Code that draws figures
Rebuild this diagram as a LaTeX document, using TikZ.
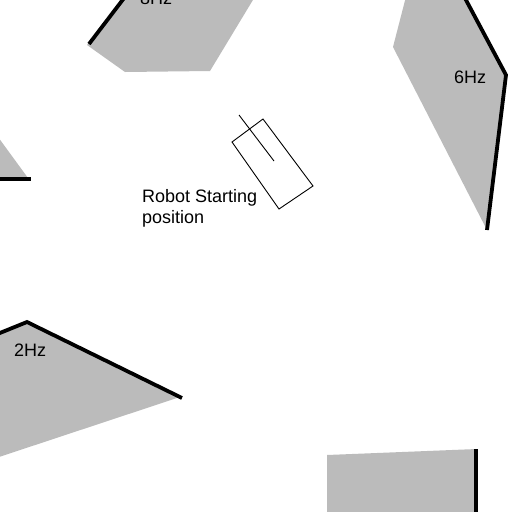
\documentclass[tikz,border=0pt]{standalone}
\usepackage{fontspec}
\setmainfont{Liberation Sans}
\definecolor{obst}{RGB}{187,187,187}
\tikzset{
  obstacle/.style={fill=obst, draw=none},
  wall/.style={line width=3.8pt, line cap=butt, line join=miter},
  robotline/.style={line width=0.9pt},
  lbl/.style={anchor=base west, inner sep=0pt, font=\fontsize{18}{21}\selectfont}
}
\begin{document}
\begin{tikzpicture}[x=1pt,y=-1pt]
\useasboundingbox (0,0) rectangle (512,512);
\clip (0,0) rectangle (512,512);
% top-left obstacle
\fill[obstacle] (87,45) -- (125,72) -- (210,71) -- (262,-15) -- (134,-15) -- cycle;
\draw[wall] (89,44) -- (134,-15);
\node[lbl] (f8) at (140,4) {8Hz};
% right obstacle
\fill[obstacle] (393,47) -- (487,230) -- (506,75) -- (458,-15) -- (409,-15) -- cycle;
\draw[wall] (458,-15) -- (506,75) -- (487,230);
\node[lbl] (f6) at (454,83) {6Hz};
% left small triangle
\fill[obstacle] (-10,126) -- (28,178) -- (-10,178) -- cycle;
\draw[wall] (-10,179) -- (31,179);
% bottom-left obstacle
\fill[obstacle] (-10,337) -- (27,322) -- (180,397) -- (-10,460) -- cycle;
\draw[wall] (-10,337) -- (27,322) -- (182,398);
\node[lbl] (f2) at (14,356) {2Hz};
% bottom-right obstacle
\fill[obstacle] (327,455) -- (477,449) -- (477,520) -- (327,520) -- cycle;
\draw[wall] (476,449) -- (476,520);
% robot
\draw[robotline] (232,142) -- (263,119) -- (313,186) -- (279,209) -- cycle;
\draw[robotline] (239,115) -- (274,161);
\node[lbl, align=left] (start) at (142,223) {Robot Starting\\position};
\end{tikzpicture}
\end{document}
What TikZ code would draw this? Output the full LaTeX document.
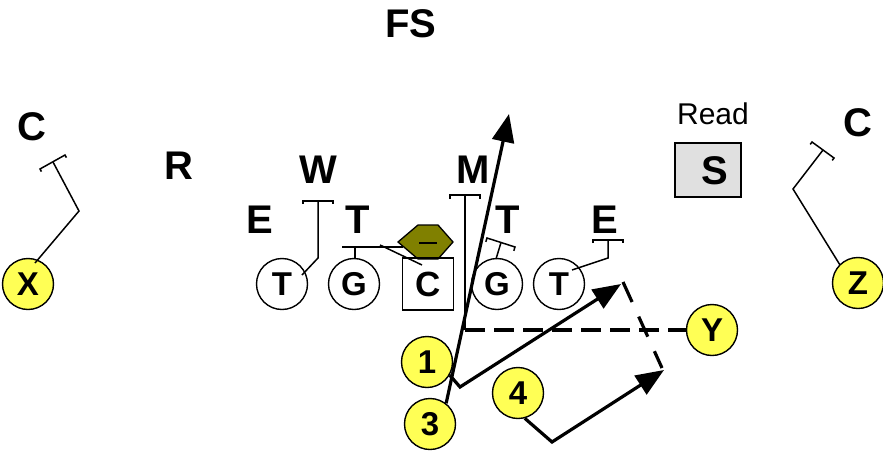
\documentclass[tikz,border=0pt]{standalone}
\usepackage{fontspec}
\setmainfont{Liberation Sans}
\usetikzlibrary{arrows.meta}
\definecolor{ryellow}{RGB}{255,255,85}
\definecolor{dolive}{RGB}{128,128,0}
\definecolor{sgray}{RGB}{224,224,224}
\begin{document}
\begin{tikzpicture}[x=1pt,y=-1pt,
  big/.style={font=\fontsize{40}{40}\selectfont\bfseries, inner sep=0pt},
  ol/.style={circle, draw, line width=1.4pt, minimum size=51pt, inner sep=0pt, font=\fontsize{33}{33}\selectfont\bfseries},
  rcv/.style={ol, fill=ryellow},
  thinl/.style={line width=1.5pt},
  route/.style={line width=3.2pt, -{Triangle[length=28pt,width=22pt]}},
  rdash/.style={line width=3.2pt, dash pattern=on 20pt off 9pt}]
\useasboundingbox (0,0) rectangle (883,450);
% labels
\node[big] (fs) at (411,24) {FS};
\node[font=\fontsize{30}{30}\selectfont, inner sep=0pt] (read) at (713,114) {Read};
\node[draw, fill=sgray, line width=1.5pt, minimum width=66pt, minimum height=54pt, inner sep=0pt] (sbox) at (708,170) {};
\node[big] (s) at (715,171) {S};
\node[big] (cl) at (32,127) {C};
\node[big] (cr) at (858,123) {C};
\node[big] (r) at (179,166) {R};
\node[big] (w) at (318,170) {W};
\node[big] (m) at (473,170) {M};
\node[big] (el) at (260,220) {E};
\node[big] (tl) at (358,220) {T};
\node[big] (tr) at (508,220) {T};
\node[big] (er) at (605,220) {E};
% nose tackle
\draw[line width=1.3pt, fill=dolive] (398,242)--(418,225)--(438,225)--(453,242)--(438,259)--(418,259)--cycle;
\draw[line width=2.2pt] (419,243)--(437,243);
% linemen
\node[ol] (lt) at (282,284) {T};
\node[ol] (lg) at (354,284) {G};
\node[draw, line width=1.4pt, minimum width=51pt, minimum height=52pt, inner sep=0pt, font=\fontsize{35}{35}\selectfont\bfseries] (c) at (428,284) {C};
\node[ol] (rg) at (497,284) {G};
\node[ol] (rt) at (559,284) {T};
% receivers
\node[rcv] (x) at (28,284) {X};
\node[rcv] (z) at (858,283) {Z};
\node[rcv] (y) at (712,330) {Y};
\node[rcv] (n1) at (427,362) {1};
\node[rcv] (n3) at (430,424) {3};
\node[rcv] (n4) at (518,393) {4};
% coordinates
\coordinate (wa) at (302,275); \coordinate (wk) at (318,258); \coordinate (wb) at (318,201);
\coordinate (ga) at (355,258); \coordinate (gb) at (355,247);
\coordinate (ca) at (422,265); \coordinate (cb) at (380,245);
\coordinate (mb) at (465,195); \coordinate (mk) at (465,330);
\coordinate (rga) at (496,259); \coordinate (rgb) at (501,242.5);
\coordinate (ea) at (572,270); \coordinate (ek) at (608,258); \coordinate (eb) at (608,240);
\coordinate (xa) at (35,263); \coordinate (xk) at (79,211); \coordinate (xb) at (53,162);
\coordinate (za) at (840,265); \coordinate (zk) at (793,189); \coordinate (zb) at (823,150);
\coordinate (tip3) at (509,114);
\coordinate (k1) at (460,387); \coordinate (tip1) at (621,284);
\coordinate (k4) at (552,442); \coordinate (tip4) at (664,370);
\coordinate (d1) at (623,282); \coordinate (d2) at (662,368);
% blocks
\draw[thinl] (wa)--(wk)--(wb);
\draw[thinl] (303,204)--(303,201)--(333,201)--(333,204);
\draw[thinl] (ga)--(gb);
\draw[thinl] (342,247)--(403,247);
\draw[thinl] (ca)--(cb);
\draw[thinl] (450,199)--(450,195)--(480,195)--(480,199);
\draw[thinl] (mb)--(mk);
\draw[rdash] (mk)--(y.west);
\draw[thinl] (485.8,241.8)--(487,238)--(515,247)--(513.8,250.8);
\draw[thinl] (rgb)--(rga);
\draw[thinl] (593,243)--(593,240)--(623,240)--(623,243);
\draw[thinl] (eb)--(ek)--(ea);
\draw[thinl] (xa)--(xk)--(xb);
\draw[thinl] (41.4,171.6)--(40,169)--(65,155)--(66.4,157.6);
\draw[thinl] (za)--(zk)--(zb);
\draw[thinl] (810.2,144.4)--(812,142)--(834,158)--(832.2,160.4);
% routes
\draw[route] (n3.52)--(tip3);
\draw[route] (n1.-30)--(k1)--(tip1);
\draw[route] (n4.-75)--(k4)--(tip4);
\draw[line width=3.2pt, dash pattern=on 22pt off 16pt] (d1)--(d2);
\end{tikzpicture}
\end{document}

» Stated exercise:
Omit the pictures and restate the rest of the records verbatim.

» Correct answer:
Rebuild this diagram as a LaTeX document, using TikZ.
\documentclass[tikz,border=0pt]{standalone}
\usepackage{fontspec}
\setmainfont{Liberation Sans}
\definecolor{obst}{RGB}{187,187,187}
\tikzset{
  obstacle/.style={fill=obst, draw=none},
  wall/.style={line width=3.8pt, line cap=butt, line join=miter},
  robotline/.style={line width=0.9pt},
  lbl/.style={anchor=base west, inner sep=0pt, font=\fontsize{18}{21}\selectfont}
}
\begin{document}
\begin{tikzpicture}[x=1pt,y=-1pt]
\useasboundingbox (0,0) rectangle (512,512);
\clip (0,0) rectangle (512,512);
% top-left obstacle
\fill[obstacle] (87,45) -- (125,72) -- (210,71) -- (262,-15) -- (134,-15) -- cycle;
\draw[wall] (89,44) -- (134,-15);
\node[lbl] (f8) at (140,4) {8Hz};
% right obstacle
\fill[obstacle] (393,47) -- (487,230) -- (506,75) -- (458,-15) -- (409,-15) -- cycle;
\draw[wall] (458,-15) -- (506,75) -- (487,230);
\node[lbl] (f6) at (454,83) {6Hz};
% left small triangle
\fill[obstacle] (-10,126) -- (28,178) -- (-10,178) -- cycle;
\draw[wall] (-10,179) -- (31,179);
% bottom-left obstacle
\fill[obstacle] (-10,337) -- (27,322) -- (180,397) -- (-10,460) -- cycle;
\draw[wall] (-10,337) -- (27,322) -- (182,398);
\node[lbl] (f2) at (14,356) {2Hz};
% bottom-right obstacle
\fill[obstacle] (327,455) -- (477,449) -- (477,520) -- (327,520) -- cycle;
\draw[wall] (476,449) -- (476,520);
% robot
\draw[robotline] (232,142) -- (263,119) -- (313,186) -- (279,209) -- cycle;
\draw[robotline] (239,115) -- (274,161);
\node[lbl, align=left] (start) at (142,223) {Robot Starting\\position};
\end{tikzpicture}
\end{document}
What TikZ code would draw this? Output the full LaTeX document.
\documentclass[tikz,border=0pt]{standalone}
\usepackage{fontspec}
\setmainfont{Liberation Sans}
\usetikzlibrary{arrows.meta}
\definecolor{ryellow}{RGB}{255,255,85}
\definecolor{dolive}{RGB}{128,128,0}
\definecolor{sgray}{RGB}{224,224,224}
\begin{document}
\begin{tikzpicture}[x=1pt,y=-1pt,
  big/.style={font=\fontsize{40}{40}\selectfont\bfseries, inner sep=0pt},
  ol/.style={circle, draw, line width=1.4pt, minimum size=51pt, inner sep=0pt, font=\fontsize{33}{33}\selectfont\bfseries},
  rcv/.style={ol, fill=ryellow},
  thinl/.style={line width=1.5pt},
  route/.style={line width=3.2pt, -{Triangle[length=28pt,width=22pt]}},
  rdash/.style={line width=3.2pt, dash pattern=on 20pt off 9pt}]
\useasboundingbox (0,0) rectangle (883,450);
% labels
\node[big] (fs) at (411,24) {FS};
\node[font=\fontsize{30}{30}\selectfont, inner sep=0pt] (read) at (713,114) {Read};
\node[draw, fill=sgray, line width=1.5pt, minimum width=66pt, minimum height=54pt, inner sep=0pt] (sbox) at (708,170) {};
\node[big] (s) at (715,171) {S};
\node[big] (cl) at (32,127) {C};
\node[big] (cr) at (858,123) {C};
\node[big] (r) at (179,166) {R};
\node[big] (w) at (318,170) {W};
\node[big] (m) at (473,170) {M};
\node[big] (el) at (260,220) {E};
\node[big] (tl) at (358,220) {T};
\node[big] (tr) at (508,220) {T};
\node[big] (er) at (605,220) {E};
% nose tackle
\draw[line width=1.3pt, fill=dolive] (398,242)--(418,225)--(438,225)--(453,242)--(438,259)--(418,259)--cycle;
\draw[line width=2.2pt] (419,243)--(437,243);
% linemen
\node[ol] (lt) at (282,284) {T};
\node[ol] (lg) at (354,284) {G};
\node[draw, line width=1.4pt, minimum width=51pt, minimum height=52pt, inner sep=0pt, font=\fontsize{35}{35}\selectfont\bfseries] (c) at (428,284) {C};
\node[ol] (rg) at (497,284) {G};
\node[ol] (rt) at (559,284) {T};
% receivers
\node[rcv] (x) at (28,284) {X};
\node[rcv] (z) at (858,283) {Z};
\node[rcv] (y) at (712,330) {Y};
\node[rcv] (n1) at (427,362) {1};
\node[rcv] (n3) at (430,424) {3};
\node[rcv] (n4) at (518,393) {4};
% coordinates
\coordinate (wa) at (302,275); \coordinate (wk) at (318,258); \coordinate (wb) at (318,201);
\coordinate (ga) at (355,258); \coordinate (gb) at (355,247);
\coordinate (ca) at (422,265); \coordinate (cb) at (380,245);
\coordinate (mb) at (465,195); \coordinate (mk) at (465,330);
\coordinate (rga) at (496,259); \coordinate (rgb) at (501,242.5);
\coordinate (ea) at (572,270); \coordinate (ek) at (608,258); \coordinate (eb) at (608,240);
\coordinate (xa) at (35,263); \coordinate (xk) at (79,211); \coordinate (xb) at (53,162);
\coordinate (za) at (840,265); \coordinate (zk) at (793,189); \coordinate (zb) at (823,150);
\coordinate (tip3) at (509,114);
\coordinate (k1) at (460,387); \coordinate (tip1) at (621,284);
\coordinate (k4) at (552,442); \coordinate (tip4) at (664,370);
\coordinate (d1) at (623,282); \coordinate (d2) at (662,368);
% blocks
\draw[thinl] (wa)--(wk)--(wb);
\draw[thinl] (303,204)--(303,201)--(333,201)--(333,204);
\draw[thinl] (ga)--(gb);
\draw[thinl] (342,247)--(403,247);
\draw[thinl] (ca)--(cb);
\draw[thinl] (450,199)--(450,195)--(480,195)--(480,199);
\draw[thinl] (mb)--(mk);
\draw[rdash] (mk)--(y.west);
\draw[thinl] (485.8,241.8)--(487,238)--(515,247)--(513.8,250.8);
\draw[thinl] (rgb)--(rga);
\draw[thinl] (593,243)--(593,240)--(623,240)--(623,243);
\draw[thinl] (eb)--(ek)--(ea);
\draw[thinl] (xa)--(xk)--(xb);
\draw[thinl] (41.4,171.6)--(40,169)--(65,155)--(66.4,157.6);
\draw[thinl] (za)--(zk)--(zb);
\draw[thinl] (810.2,144.4)--(812,142)--(834,158)--(832.2,160.4);
% routes
\draw[route] (n3.52)--(tip3);
\draw[route] (n1.-30)--(k1)--(tip1);
\draw[route] (n4.-75)--(k4)--(tip4);
\draw[line width=3.2pt, dash pattern=on 22pt off 16pt] (d1)--(d2);
\end{tikzpicture}
\end{document}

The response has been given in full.